Inner Deliverance: Jonah Prayer
Jonah 2:1-9 - A Neville Goddard interpretation
Read Jonah 2 in context
Scripture Focus
Biblical Context
Jonah prays to the LORD from the fish's belly, acknowledging affliction and recognizing that deliverance comes from the LORD. He vows thanksgiving and declares that salvation is of the LORD.
Neville's Inner Vision
Imagine the belly as the depths of your own consciousness, not a location. Jonah’s cry becomes your awareness awakening under pressure; the waves and weeds are the stray thoughts that wrap around your sense of self.
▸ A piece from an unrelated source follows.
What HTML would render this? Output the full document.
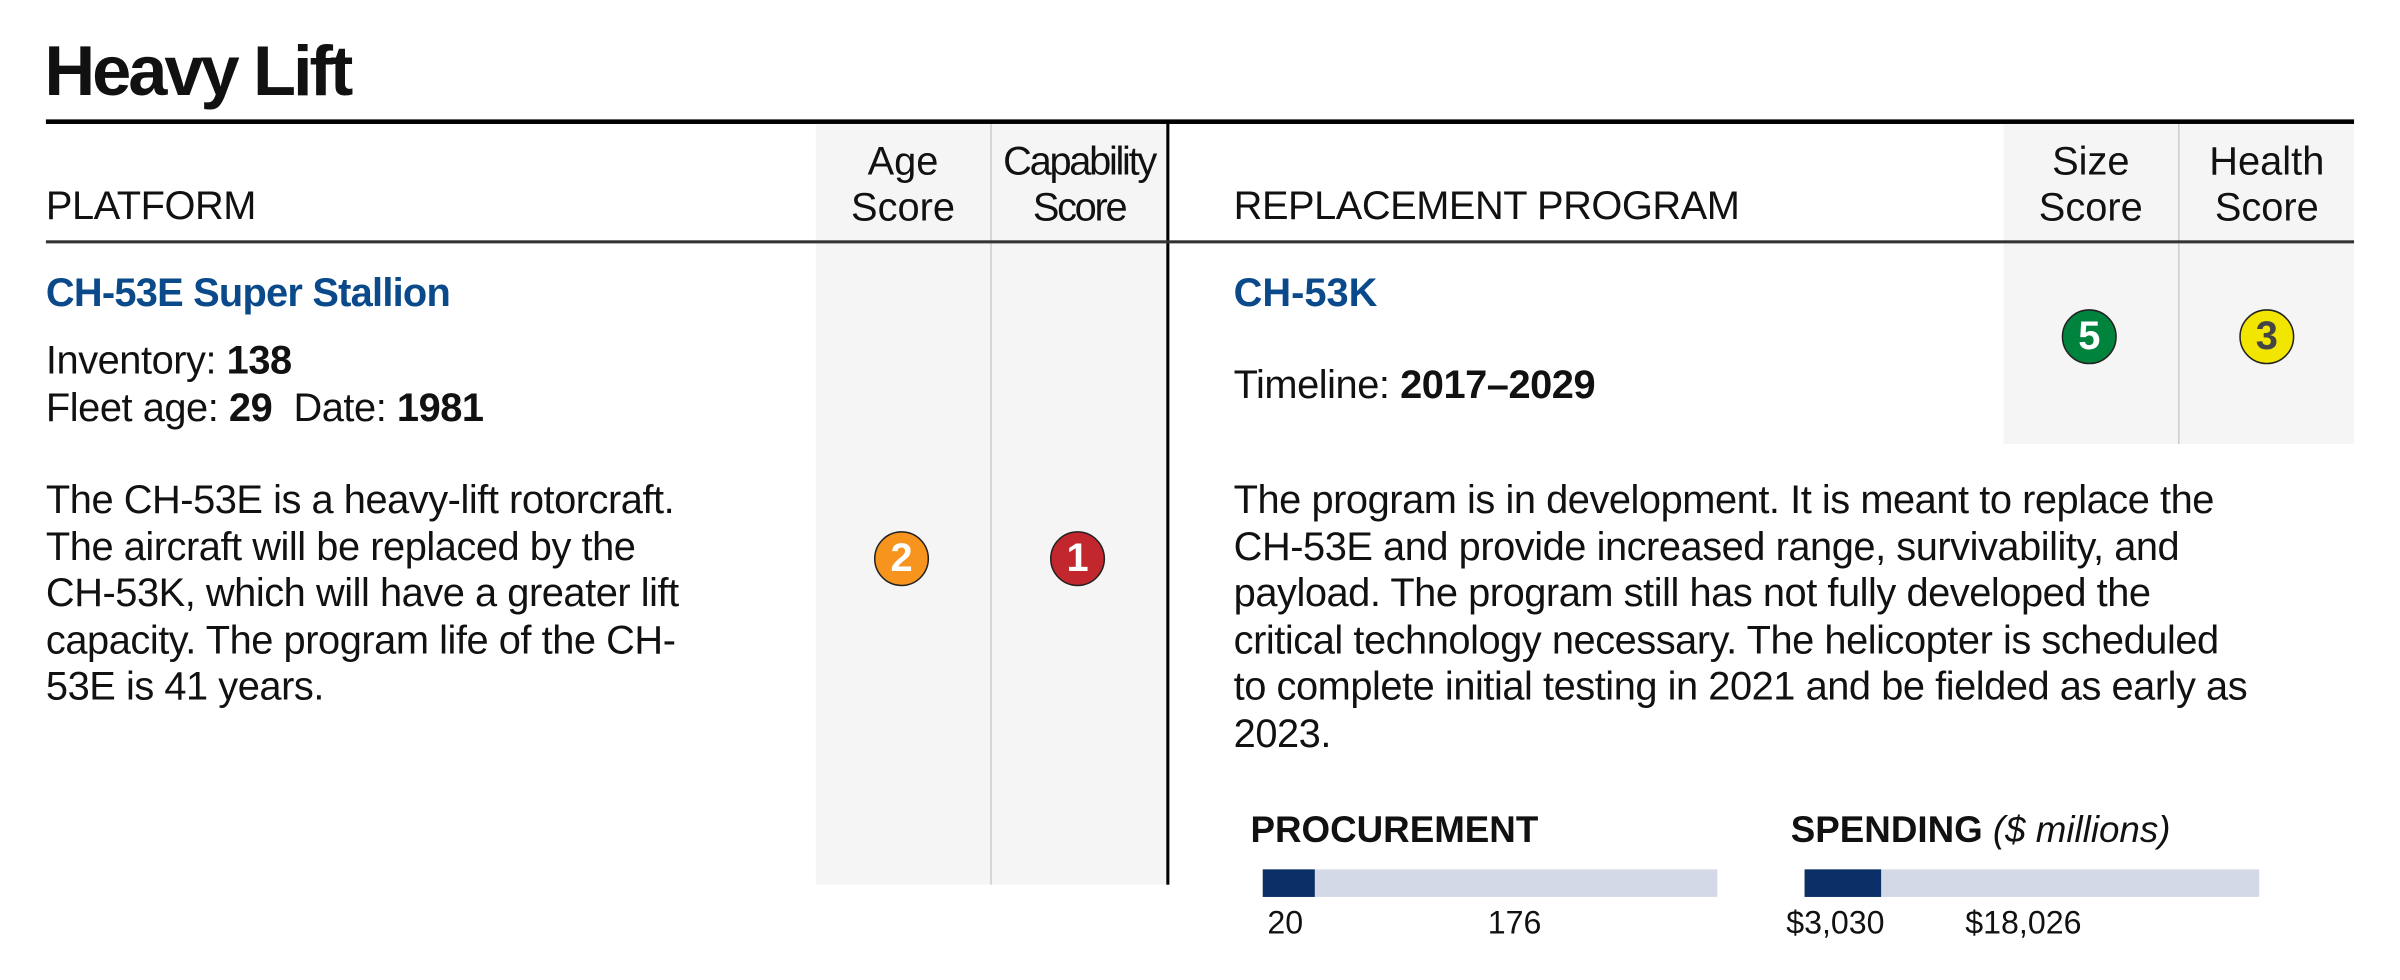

When he declares that salvation is of the LORD, he names a law of consciousness: your awareness alone can reverse the scene. The cry from the fish’s belly is the feeling of being cast into the deep, yet it is also the moment you look toward your holy temple—the inner sanctuary of I AM. In Neville’s terms, you are not escaping something but shifting states; you revise the assumption that you are separate from mercy and align with the truth that you are always held by the divine I AM. The line about observing lying vanities fading your mercy invites you to withdraw attention from counterfeit images and re-enter communion with life. Thus deliverance is an inner act: a felt revision, a return to the consciousness that brings the life back to you.
Practice This Now
Assume the end: you are already free; sit in quiet, feel the relief of deliverance, and echo 'Salvation is of the LORD' as your inner truth. Keep that feeling until the outer scene aligns.